By DR. BENNY GRAVES
Starring Christopher Ahrens, Haven Tyler and Geretta Geretta
Directed by Bruno Mattei
Written by Claudio Fragasso
Blu-ray release by Severin
When a piece of cinema is written by Claudio Fragasso and directed by Bruno Mattei, expect a very specific vibe. To be clear, it isn’t a good one – in the conventional sense. However, as a result of frequent brain scramblies, I am not always after a conventionally good time. Sometimes, what I’m looking for is schlock that infringes on intellectual property to a heinous degree.
Enter my reliable Bruno, the director behind Hell Of The Living Dead (We have Dawn Of The Dead at home) and Robowar (We have Predator/Robocop at home). Mr Mattei was not content with robbing one movie blind. Instead, he wanted to ensure that two of James Cameron’s greatest accomplishments were stripped for parts and then reconstructed using construction paper and airplane glue.
[Editor’s note: Hey, Doc! Ye Ed here, butting in for a bit. It’s safe to say that James Cameron is no font of originality himself. Believe me, if Harlan Ellison were still around, he’d tell you all about it. At any rate, I think we can all agree that Rats: Nights of Terror is an infinitely better film than Avatar…]

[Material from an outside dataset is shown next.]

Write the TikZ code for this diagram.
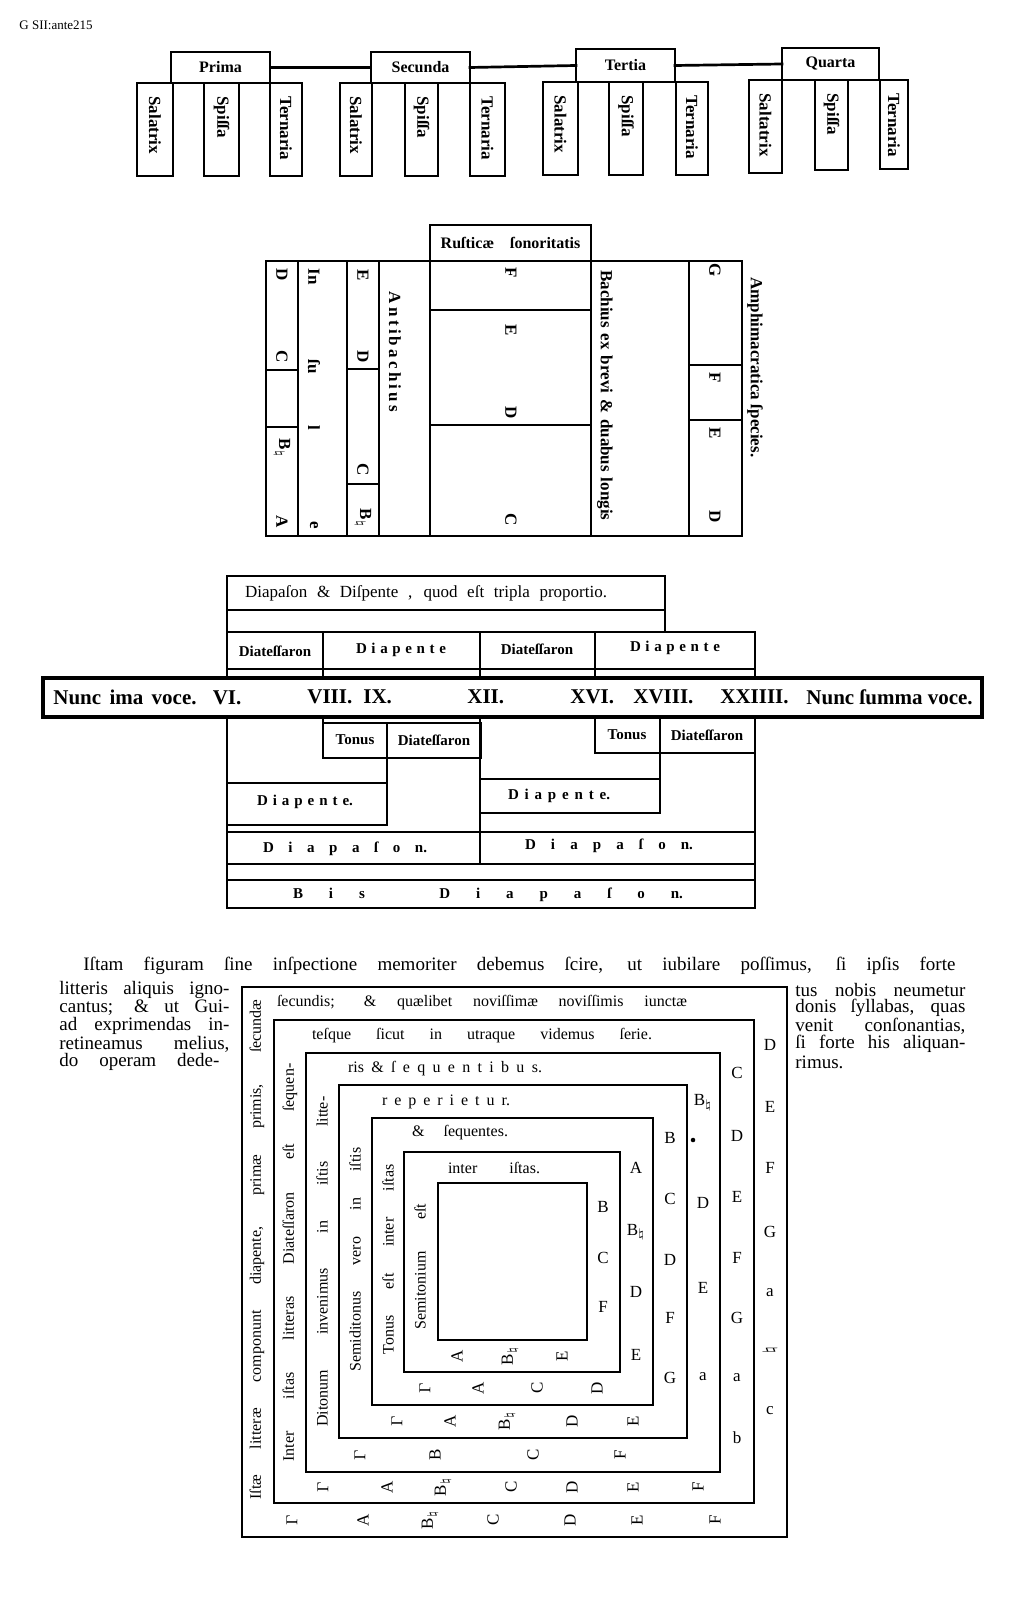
\documentclass[tikz,border=0pt]{standalone}
\usepackage{fontspec}
\setmainfont{Liberation Serif}
\newcommand{\cellnode}[6]{\node[cell, minimum width={(#4-#2)*0.5pt}, minimum height={(#5-#3)*0.5pt}] (#1) at ({(#2+#4)/2},{(#3+#5)/2}) {#6};}
\begin{document}
\begin{tikzpicture}[x=0.5pt,y=-0.5pt,
  frm/.style={line width=1.35pt, line cap=rect},
  cell/.style={draw, line width=1.35pt, inner sep=0pt, outer sep=0pt},
  mb/.style={inner sep=0pt, font=\fontsize{8.5}{9}\selectfont\bfseries, rotate=-90},
  db/.style={inner sep=0pt, font=\fontsize{7.5}{8}\selectfont\bfseries},
  nb/.style={inner sep=0pt, anchor=west, font=\fontsize{10.5}{11}\selectfont\bfseries},
  bt/.style={inner sep=0pt, anchor=west, font=\fontsize{9.5}{10}\selectfont},
  sq/.style={inner sep=0pt, font=\fontsize{8}{9}\selectfont},
  sl/.style={inner sep=0pt, font=\fontsize{8.5}{9}\selectfont},
]
\useasboundingbox (0,0) rectangle (1009,1620);
\fill[white] (0,0) rectangle (1009,1620);

\node[inner sep=0pt, anchor=west, font=\fontsize{6.5}{7}\selectfont] (ref) at (19,25) {G SII:ante215};

% ---------- top section ----------
\cellnode{sa1}{137}{83}{173}{176}{}
\cellnode{sp1}{204}{83}{239}{176}{}
\cellnode{te1}{270}{83}{302}{176}{}
\cellnode{prima}{171}{52}{270}{83}{\fontsize{8}{9}\selectfont\bfseries Prima}
\draw[frm] (sa1.north west) -- (te1.north east);
\cellnode{sa2}{340}{83}{372}{176}{}
\cellnode{sp2}{405}{83}{438}{176}{}
\cellnode{te2}{470}{83}{505}{176}{}
\cellnode{secunda}{371}{52}{470}{83}{\fontsize{8}{9}\selectfont\bfseries Secunda}
\draw[frm] (sa2.north west) -- (te2.north east);
\cellnode{sa3}{543}{82}{578}{175}{}
\cellnode{sp3}{609}{82}{643}{175}{}
\cellnode{te3}{676}{82}{708}{175}{}
\cellnode{tertia}{576}{49}{675}{82}{\fontsize{8}{9}\selectfont\bfseries Tertia}
\draw[frm] (sa3.north west) -- (te3.north east);
\cellnode{sa4}{749}{80}{782}{173}{}
\cellnode{sp4}{815}{80}{848}{170}{}
\cellnode{te4}{880}{80}{908}{169}{}
\cellnode{quarta}{782}{48}{879}{80}{\fontsize{8}{9}\selectfont\bfseries Quarta}
\draw[frm] (sa4.north west) -- (te4.north east);
\draw[frm] (prima.east) -- (secunda.west);
\draw[frm] (secunda.east) -- (tertia.west);
\draw[frm] (tertia.east) -- (quarta.west);

\node[mb, anchor=west] (sa1t) at (155,96) {Salatrix};
\node[mb, anchor=west] (sp1t) at (221.5,96) {Spiſſa};
\node[mb, anchor=west] (te1t) at (286,96) {Ternaria};
\node[mb, anchor=west] (sa2t) at (356,96) {Salatrix};
\node[mb, anchor=west] (sp2t) at (421.5,96) {Spiſſa};
\node[mb, anchor=west] (te2t) at (487.5,96) {Ternaria};
\node[mb, anchor=west] (sa3t) at (560.5,95) {Salatrix};
\node[mb, anchor=west] (sp3t) at (626,95) {Spiſſa};
\node[mb, anchor=west] (te3t) at (692,95) {Ternaria};
\node[mb, anchor=west] (sa4t) at (765.5,93) {Saltatrix};
\node[mb, anchor=west] (sp4t) at (831.5,93) {Spiſſa};
\node[mb, anchor=west] (te4t) at (894,93) {Ternaria};

% ---------- middle section ----------
\cellnode{rust}{430}{225}{591}{261}{\fontsize{8}{9}\selectfont\bfseries Ruſticæ\hspace{1em}ſonoritatis}
\draw[frm] (266,261) rectangle (742,536);
\foreach \x in {298,347,379,430,591,689} \draw[frm] (\x,261) -- (\x,536);
\draw[frm] (266,370) -- (298,370) (266,427) -- (298,427);
\draw[frm] (347,369) -- (379,369) (347,484) -- (379,484);
\draw[frm] (430,310) -- (591,310) (430,425) -- (591,425);
\draw[frm] (689,365) -- (742,365) (689,420) -- (742,420);
\foreach \t/\y [count=\i] in {D/275,C/357,B$_\natural$/448,A/522} \node[mb] (ma\i) at (282,\y) {\t};
\foreach \t/\y [count=\i] in {In/277,ſu/367,l/428,e/525} \node[mb] (mb\i) at (314,\y) {\t};
\foreach \t/\y [count=\i] in {E/275,D/357,C/470,B$_\natural$/518} \node[mb] (mc\i) at (363,\y) {\t};
\node[mb] (anti) at (395,352) {\makebox[60pt][s]{A n t i b a c h i u s}};
\foreach \t/\y [count=\i] in {F/273,E/330,D/413,C/520} \node[mb] (md\i) at (511,\y) {\t};
\node[mb, anchor=west] (bach) at (605,270) {\makebox[125pt][s]{Bachius ex brevi \& duabus longis}};
\foreach \t/\y [count=\i] in {G/270,F/378,E/433,D/517} \node[mb] (me\i) at (715,\y) {\t};
\node[mb, anchor=west] (amph) at (755,277) {\makebox[90pt][s]{Amphimacratica ſpecies.}};

% ---------- third section ----------
\cellnode{dd}{227}{576}{665}{610}{}
\node[sq, font=\fontsize{8.5}{9}\selectfont] (ddt) at (426,593) {\makebox[181pt][s]{Diapaſon \& Diſpente , quod eſt tripla proportio.}};
\draw[frm] (227,610) -- (227,908);
\draw[frm] (665,610) -- (665,632);
\draw[frm] (227,632) -- (755,632) -- (755,908);
\draw[frm] (227,669) -- (755,669);
\draw[frm] (323,632) -- (323,723);
\draw[frm] (480,632) -- (480,864);
\draw[frm] (595,632) -- (595,712);
\draw[frm] (323,723) rectangle (481,758);
\draw[frm] (387,723) -- (387,825);
\draw[frm] (227,783) -- (387,783) (227,825) -- (387,825);
\draw[frm] (595,712) rectangle (755,753);
\draw[frm] (660,712) -- (660,813);
\draw[frm] (480,779) -- (660,779) (480,813) -- (660,813);
\draw[frm] (227,832) -- (755,832) (227,864) -- (755,864);
\draw[frm] (227,880) -- (755,880) (227,908) -- (755,908);
\node[db] (r1a) at (275,651) {Diateſſaron};
\node[db] (r1b) at (401,650) {\makebox[45pt][s]{D i a p e n t e}};
\node[db] (r1c) at (537,649) {Diateſſaron};
\node[db] (r1d) at (675,648) {\makebox[45pt][s]{D i a p e n t e}};
\node[db] (r2a) at (355,740) {Tonus};
\node[db] (r2b) at (434,740) {Diateſſaron};
\node[db] (r2c) at (627,735) {Tonus};
\node[db] (r2d) at (707,735) {Diateſſaron};
\node[db] (r3a) at (305,802) {\makebox[48pt][s]{D i a p e n t e.}};
\node[db] (r3b) at (559,796) {\makebox[51pt][s]{D i a p e n t e.}};
\node[db] (r4a) at (345,849) {\makebox[82pt][s]{D i a p a ſ o n.}};
\node[db] (r4b) at (609,846) {\makebox[84pt][s]{D i a p a ſ o n.}};
\node[db] (r5) at (488,895) {\makebox[195pt][s]{B i s \hspace{1.5em} D i a p a ſ o n.}};
\node[draw, fill=white, line width=1.6pt, inner sep=0pt, outer sep=0pt, minimum width={(982-43)*0.5pt}, minimum height={(717-678)*0.5pt}] (nunc) at ({(43+982)/2},{(678+717)/2}) {};
\node[nb] (n1) at (53,697) {\makebox[94pt][s]{Nunc ima voce. VI.}};
\node[nb] (n2) at (307,697) {VIII.};
\node[nb] (n3) at (363,697) {IX.};
\node[nb] (n4) at (467,697) {XII.};
\node[nb] (n5) at (570,697) {XVI.};
\node[nb] (n6) at (633,697) {XVIII.};
\node[nb] (n7) at (720,697) {XXIIII.};
\node[nb] (n8) at (806,697) {Nunc ſumma voce.};

% ---------- text ----------
\node[bt] (p0) at (83,966) {\makebox[436pt][s]{Iſtam figuram ſine inſpectione memoriter debemus ſcire, ut iubilare poſſimus, ſi ipſis forte}};
\node[bt] (pl1) at (59,990) {\makebox[85pt][s]{litteris aliquis igno-}};
\node[bt] (pl2) at (59,1008) {\makebox[85pt][s]{cantus; \& ut Gui-}};
\node[bt] (pl3) at (59,1026) {\makebox[85pt][s]{ad exprimendas in-}};
\node[bt] (pl4) at (59,1044) {\makebox[85pt][s]{retineamus melius,}};
\node[bt] (pl5) at (59,1062) {\makebox[80pt][s]{do operam dede-}};
\node[bt] (pr1) at (795,990) {\makebox[85pt][s]{tus nobis neumetur}};
\node[bt] (pr2) at (795,1008) {\makebox[85pt][s]{donis ſyllabas, quas}};
\node[bt] (pr3) at (795,1026) {\makebox[85pt][s]{venit conſonantias,}};
\node[bt] (pr4) at (795,1044) {\makebox[85pt][s]{ſi forte his aliquan-}};
\node[bt] (pr5) at (795,1062) {rimus.};

% ---------- square ----------
\foreach \a/\b/\c/\d in {242/987/787/1537, 274/1020/754/1503, 306/1053/720/1472, 339/1085/687/1438, 372/1118/653/1405, 404/1152/620/1372, 438/1183/587/1340}
  \draw[frm] (\a,\b) rectangle (\c,\d);
\node[sq] (t1) at (482,1003) {\makebox[205pt][s]{ſecundis; \& quælibet noviſſimæ noviſſimis iunctæ}};
\node[sq] (t2) at (482,1036) {\makebox[170pt][s]{teſque ſicut in utraque videmus ſerie.}};
\node[sq] (t3) at (445,1069) {\makebox[97pt][s]{ris \& ſ e q u e n t i b u s.}};
\node[sq] (t4) at (446,1102) {\makebox[64pt][s]{r e p e r i e t u r.}};
\node[sq] (t5) at (460,1133) {\makebox[48pt][s]{\& ſequentes.}};
\node[sq] (t6) at (494,1168) {\makebox[46pt][s]{inter iſtas.}};
\node[sq, rotate=90, anchor=west] (l1) at (257,1500) {\makebox[250pt][s]{Iſtæ litteræ componunt diapente, primæ primis, ſecundæ}};
\node[sq, rotate=90, anchor=west] (l2) at (290,1462) {\makebox[199pt][s]{Inter iſtas litteras Diateſſaron eſt ſequen-}};
\node[sq, rotate=90, anchor=west] (l3) at (322,1427) {\makebox[165pt][s]{Ditonum invenimus in iſtis litte-}};
\node[sq, rotate=90, anchor=west] (l4) at (355,1372) {\makebox[112pt][s]{Semiditonus vero in iſtis}};
\node[sq, rotate=90, anchor=west] (l5) at (388,1355) {\makebox[95pt][s]{Tonus eſt inter iſtas}};
\node[sq, rotate=90, anchor=west] (l6) at (420,1330) {\makebox[63pt][s]{Semitonium eſt}};

\foreach \t/\y [count=\i] in {B/1207,C/1258,F/1307} \node[sl] (ra\i) at (603,\y) {\t};
\foreach \t/\y [count=\i] in {A/1168,B$_\natural$/1232,D/1292,E/1355} \node[sl] (rb\i) at (636,\y) {\t};
\foreach \t/\y [count=\i] in {B/1138,C/1199,D/1260,F/1318,G/1378} \node[sl] (rc\i) at (670,\y) {\t};
\foreach \t/\y [count=\i] in {B$_\natural$/1103,D/1203,E/1288,a/1377} \node[sl] (rd\i) at (703,\y) {\t};
\node[circle, fill, inner sep=0.8pt] (dot) at (693,1140) {};
\foreach \t/\y [count=\i] in {C/1073,D/1136,E/1197,F/1258,G/1318,a/1378,b/1438} \node[sl] (re\i) at (737,\y) {\t};
\foreach \t/\y [count=\i] in {D/1045,E/1107,F/1168,G/1232,a/1293,c/1411} \node[sl] (rf\i) at (770,\y) {\t};
\node[sl, rotate=90] (rfn) at (770,1350) {$\natural$};

\foreach \t/\x [count=\i] in {$\Gamma$/292,A/363,B$_\natural$/430,C/493,D/570,E/637,F/715} \node[sl, rotate=90] (ba\i) at (\x,1520) {\t};
\foreach \t/\x [count=\i] in {$\Gamma$/323,A/387,B$_\natural$/443,C/511,D/572,E/633,F/698} \node[sl, rotate=90] (bb\i) at (\x,1487) {\t};
\foreach \t/\x [count=\i] in {$\Gamma$/360,B/435,C/533,F/620} \node[sl, rotate=90] (bc\i) at (\x,1455) {\t};
\foreach \t/\x [count=\i] in {$\Gamma$/397,A/450,B$_\natural$/507,D/572,E/633} \node[sl, rotate=90] (bd\i) at (\x,1421) {\t};
\foreach \t/\x [count=\i] in {$\Gamma$/425,A/478,C/537,D/597} \node[sl, rotate=90] (be\i) at (\x,1388) {\t};
\foreach \t/\x [count=\i] in {A/457,B$_\natural$/510,E/562} \node[sl, rotate=90] (bf\i) at (\x,1356) {\t};
\end{tikzpicture}
\end{document}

Mattei haphazardly fuses The Terminator with Aliens as if they went through The Fly telepod. The results? A movie called SHOCKING DARK (Also released with the title of Terminator 2… Yes, I’m serious). How’d it turn out? Well, you saw what happened to Jeff Goldblum.

In the near future of the year 2000, Venice is polluted to the point of being uninhabitable. Yet, beneath the city is an elaborate labyrinth of tunnels where researchers working for the Tubular Corporation are apparently attempting to reverse man’s destruction of the environment. Unfortunately, those researchers are being killed by hordes of monsters. Mega-Force, a group of hardass Space Mar… I mean, uh, soldiers are sent in with a plucky female scientist to discover the nature of these monsters. At the last minute, they’re joined by a secretive representative for Tubular. Oh, they also meet a little girl who is a survivor of the monster attacks, and she ends up developing a surrogate daughter relationship with the female scientist. So you see, no one had ever created a story like this before, and certainly no one could craft it with the directorial eye of Bruno Mattei.
SHOCKING DARK rips off Aliens to the point of high comedy. The scene where the Space Marines suit up? Replicated in what appears to be a college locker room, as our soldiers don outfits that look like they were supplied by Christian heavy metal band Stryper. Geretta Geretta (the only actor in this flick with a spark) works double duty as both a store-brand Vasquez and Sergeant Apone, delivering a speech that is a master class in scenery chewing. We also get moments of cocooned victims begging for death, the Mega Force team discovering they’re surrounded via motion tracker, and even a scene where the crooked company man turns off security cameras to engineer the deaths of the female scientist and the survivor girl.
So what does Mattei do for a finale? Sadly, we don’t get to see an Alien Queen analog to the monsters who resemble cranky humanoid cuttlefish with post-nasal drip. Instead, we discover that not only is the company man evil, but he’s a cyborg weapon designed to kill everyone to protect company interests. You could even say he’s there to, and I’m just paraphrasing here, terminate them.
You don’t watch SHOCKING DARK because you want a better version of the movies it’s skinning in the back of an unmarked van. You watch it to experience the sheer audacity and incompetence of the crime being committed. You watch it to see not one, but two scenes of a countdown to the underground tunnels’ destruction. You listen to its dulcet tones so that you, too, develop a profound hatred for fake Newt, yelling “Sarah” so often it’ll put you into a coma if you take a shot every time she says it. Most importantly, you see this movie to the end because the idiocy of the last act needs to be studied in film schools. That’s to ensure that for every ten Safdie brothers created, we get at least one Bruno Mattei.
If you can believe it, the movie was not released stateside until 2018 for what is concisely described as “legal reasons.” Do yourself a favor and pick up Severin Film’s pristine Blu-ray release… Just don’t tell James Cameron.